After doing his national service from 1947 to 1949, first in the Royal Signals and then in the Royal Army Educational Corps, he attended Merton College, Oxford, studying history and earning a master of arts. In 1953 he married Ann Stone. About the same time he took a job at The Oxford Times; by 1972 he had worked his way up to editor, a position he held until he retired in 1988.

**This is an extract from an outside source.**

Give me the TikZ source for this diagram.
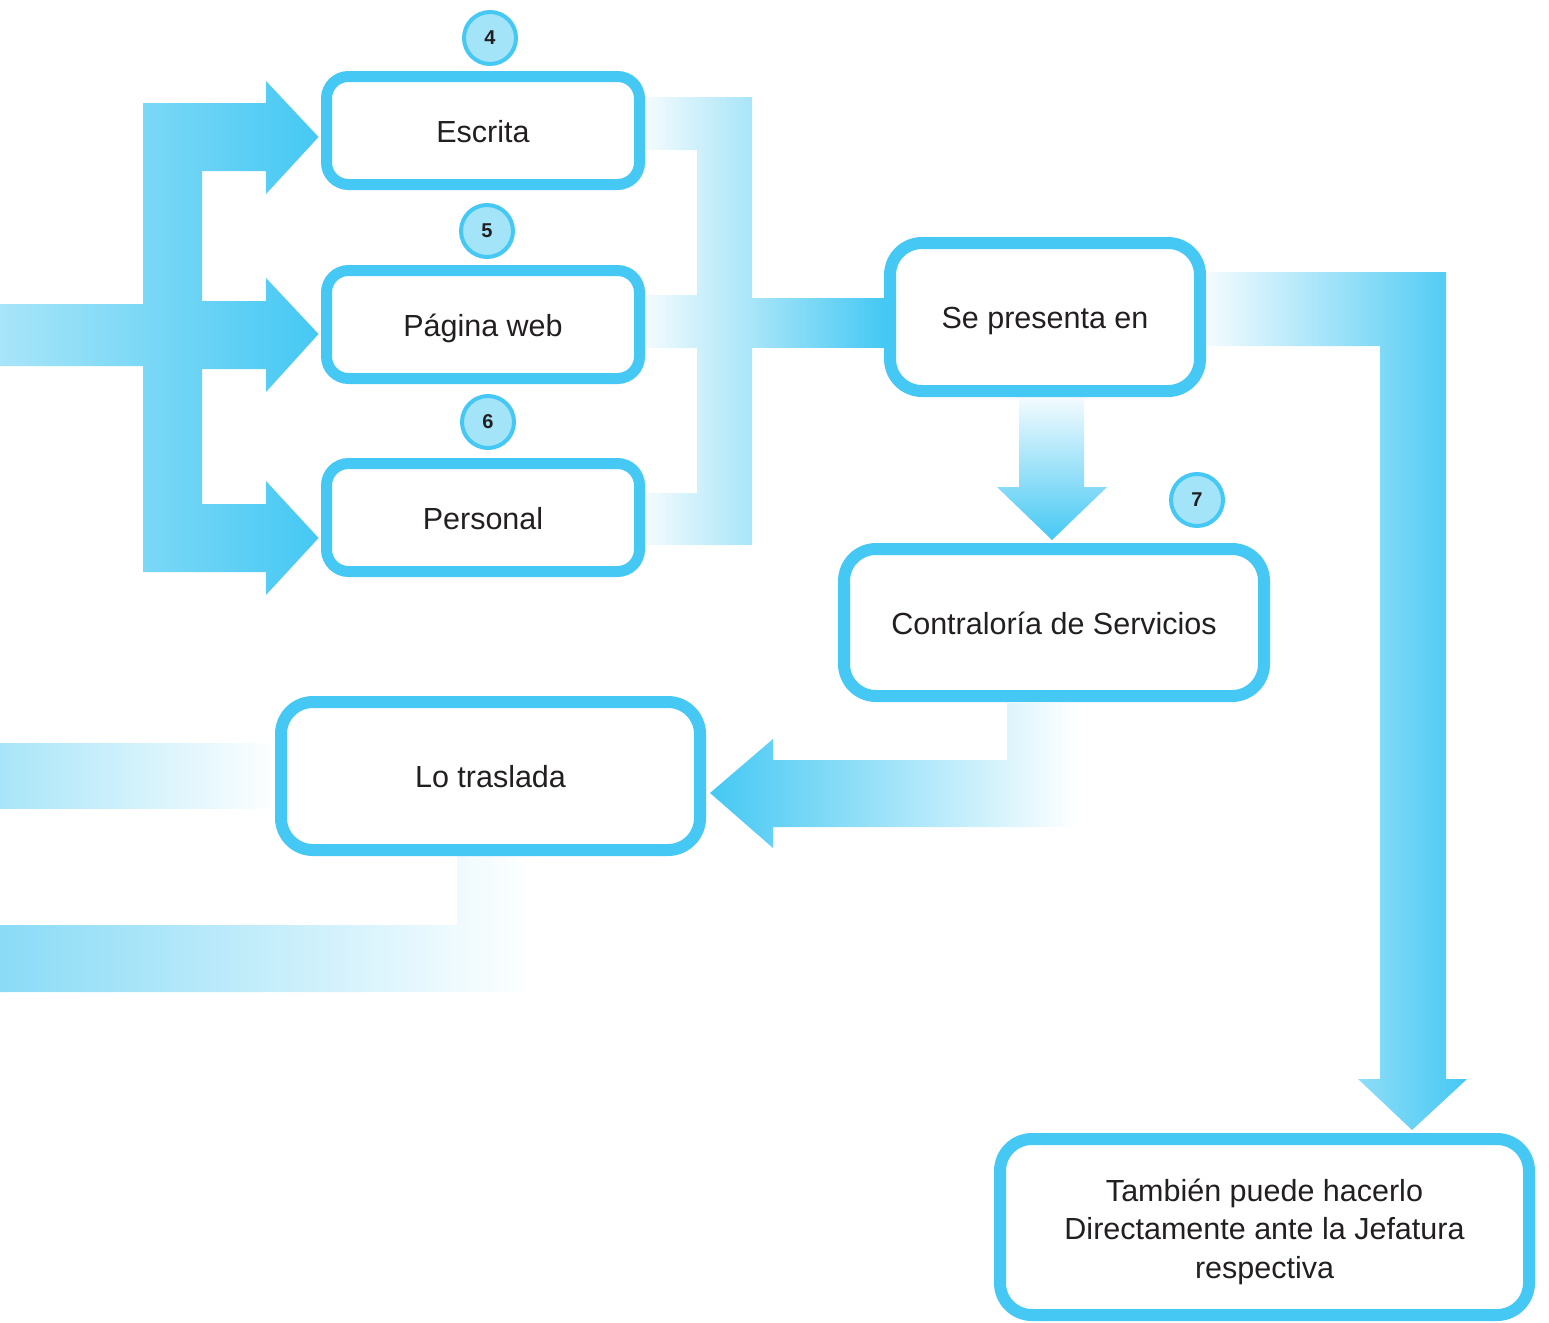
\documentclass[tikz,border=0pt]{standalone}
\usepackage{fontspec}
\setmainfont{Liberation Sans}
\usetikzlibrary{calc}
\pgfdeclarelayer{bg}
\pgfsetlayers{bg,main}

\definecolor{sky}{HTML}{45C8F3}
\definecolor{skylt}{HTML}{A8E5F8}
\definecolor{skymid}{HTML}{8ADBF6}
\definecolor{mist}{HTML}{F4FBFE}
\definecolor{badgefill}{HTML}{A3E4F8}
\definecolor{ink}{HTML}{231F20}

\begin{document}
\begin{tikzpicture}[x=1pt,y=-1pt,
  box/.style={draw=sky, line width=11pt, fill=white, rounded corners=22pt,
    inner sep=0pt, text=ink, align=center, text height=24pt, text depth=1pt,
    font=\fontsize{30.5}{38.5}\selectfont},
  bigbox/.style={box, line width=12pt, rounded corners=32pt},
  badge/.style={circle, draw=sky, line width=4pt, fill=badgefill,
    minimum size=52pt, inner sep=0pt, text=ink,
    font=\bfseries\fontsize{20}{20}\selectfont},
  fat/.style={shading=axis},
]
\useasboundingbox (0,0) rectangle (1549,1322);

% channels
\node[box, minimum width=313pt, minimum height=108pt] (esc) at (483,130.5) {Escrita};
\node[box, minimum width=313pt, minimum height=108pt] (pag) at (483,324.5) {Página web};
\node[box, minimum width=313pt, minimum height=108pt] (per) at (483,517.5) {Personal};

% badges
\node[badge] (b4) at (490,38) {4};
\node[badge] (b5) at (487,231) {5};
\node[badge] (b6) at (488,422) {6};
\node[badge] (b7) at (1197,500) {7};

% main steps
\node[bigbox, minimum width=310pt, minimum height=148pt] (sep) at (1045,317) {Se presenta en};
\node[bigbox, minimum width=420pt, minimum height=147pt] (con) at (1054,622.5) {Contraloría de Servicios};
\node[bigbox, minimum width=419pt, minimum height=148pt] (lot) at (490.5,776) {Lo traslada};
\node[bigbox, minimum width=529pt, minimum height=176pt, text height=, text depth=] (tam) at (1264.5,1227)
  {\raisebox{-5pt}[\height][\depth]{\begin{tabular}{@{}c@{}}También puede hacerlo\\Directamente ante la Jefatura\\respectiva\end{tabular}}};

% arrow tips
\coordinate (tEsc) at ([xshift=-2.5pt,yshift=-6.5pt]esc.west);
\coordinate (tPag) at ([xshift=-2.5pt,yshift=-9.5pt]pag.west);
\coordinate (tPer) at ([xshift=-2.5pt,yshift=-20.5pt]per.west);
\coordinate (tCon) at ([xshift=-2pt,yshift=3pt]con.north);
\coordinate (tLot) at ([xshift=4pt,yshift=-17pt]lot.east);
\coordinate (tTam) at ([xshift=147.5pt,yshift=3pt]tam.north);

\begin{pgfonlayer}{bg}
% incoming fan to the three channels
\shade[fat, left color=skylt, right color=sky]
  (0,304) -- (143,304) -- (143,103) -- (266,103) -- (266,81) -- (tEsc)
  -- (266,194) -- (266,171) -- (202,171) -- (202,301) -- (266,301)
  -- (266,278) -- (tPag) -- (266,392) -- (266,369) -- (202,369)
  -- (202,504) -- (266,504) -- (266,481) -- (tPer) -- (266,595)
  -- (266,572) -- (143,572) -- (143,366) -- (0,366) -- cycle;

% channels gathered into one
\shade[fat, left color=mist, right color=skylt]
  (645,97) -- (752,97) -- (752,545) -- (645,545) -- (645,493) -- (697,493)
  -- (697,348) -- (645,348) -- (645,295) -- (697,295) -- (697,150)
  -- (645,150) -- cycle;
\shade[fat, left color=skylt, right color=sky]
  (752,298) -- (sep.west |- 0,298) -- (sep.west |- 0,347) -- (752,347) -- cycle;

% Se presenta en -> Contraloría
\shade[fat, top color=mist, bottom color=sky]
  (1019,397) -- (1084,397) -- (1084,487) -- (1107,487) -- (tCon)
  -- (997,487) -- (1019,487) -- cycle;

% Se presenta en -> Jefatura
\shade[fat, left color=mist, right color=sky]
  (1207,272) -- (1446,272) -- (1446,1079) -- (1467,1079) -- (tTam)
  -- (1358,1079) -- (1380,1079) -- (1380,346) -- (1207,346) -- cycle;

% Contraloría -> Lo traslada
\shade[fat, left color=sky, right color=white]
  (tLot) -- (773,739) -- (773,760) -- (1007,760) -- (1007,703)
  -- (1077,703) -- (1077,827) -- (773,827) -- (773,848) -- cycle;

% outgoing from Lo traslada
\shade[fat, left color=skylt, right color=white]
  (0,743) -- (280,743) -- (280,808) -- (0,808) -- cycle;
\shade[fat, left color=skymid, right color=white]
  (0,925) -- (457,925) -- (457,856) -- (532,856) -- (532,992)
  -- (0,992) -- cycle;
\end{pgfonlayer}
\end{tikzpicture}
\end{document}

Early in his career at the paper, he began writing book reviews for its sister publication, The Mail, to supplement his income. In a 2011 interview with Nick Jones for the blog Existential Ennui, he recalled receiving what turned out to be a particularly memorable assignment from his editor, Hartford Thomas, to write about the first volume of a little-known author’s trilogy.
“He said, ‘I’ve got this book, which has been rejected by my children’s reviewer as being boring,’ ” Mr. Price said. “ ‘But it’s written by a local author, and I think we ought to review it. So would you like it?’ So I said, ‘Yes, sir’ — you called editors ‘sir’ then, you see. And Hartford said: ‘Well, off you go. Four hundred words.’ ”
Mr. Price decided to visit the author.
“I was the first journalist he’d ever seen,” Mr. Price said, “so he lent me the proof copy of the second volume, and the galley proofs of the third, annotated in his own hand. And so I reviewed ‘The Fellowship of the Ring.’ ”
He gave the book and the author, who was of course J. R. R. Tolkien, a positive notice.
Mr. Price settled into a niche of reviewing crime fiction and military history, two areas of interest to him. After 10 or 12 years of this, an editor at the Victor Gollancz publishing house asked if he’d write a book about crime fiction. He declined but asked if he could try writing a thriller instead, and that was how he became a novelist.
“I suppose my books are simply a distillation of all that military history and crime fiction interbreeding,” he told the blog.
Mr. Price’s books were the basis of a 1983 British television series, “Chessgame,” with Terence Stamp as Audley. His feeling about the series?
“Dreadful,” he told the blog.
Mr. Price’s wife died in 2012. In addition to his daughter, he is survived by two sons, James and Simon, and five grandchildren.
Mr. Price’s last novel, “The Memory Trap,” appeared in 1989, as the Soviet Union and Communist systems in Eastern Europe were beginning to unravel — taking away the villain, essentially, in many of his books. He was, he admitted, surprised that the Soviet Union fell “with a whimper, not a bang,” as he put it; he had feared the Cold War would end cataclysmically.
“I always felt that the past is lying in wait for the present,” he said. “I’m not sure whether I’m right, ever since the Soviet Union collapsed in a way that I never expected. That was another thing that made me decide to retire, along with my health and other factors: It made me think that it was time to quit while I was ahead, because Audley was no longer as clever as he thought.”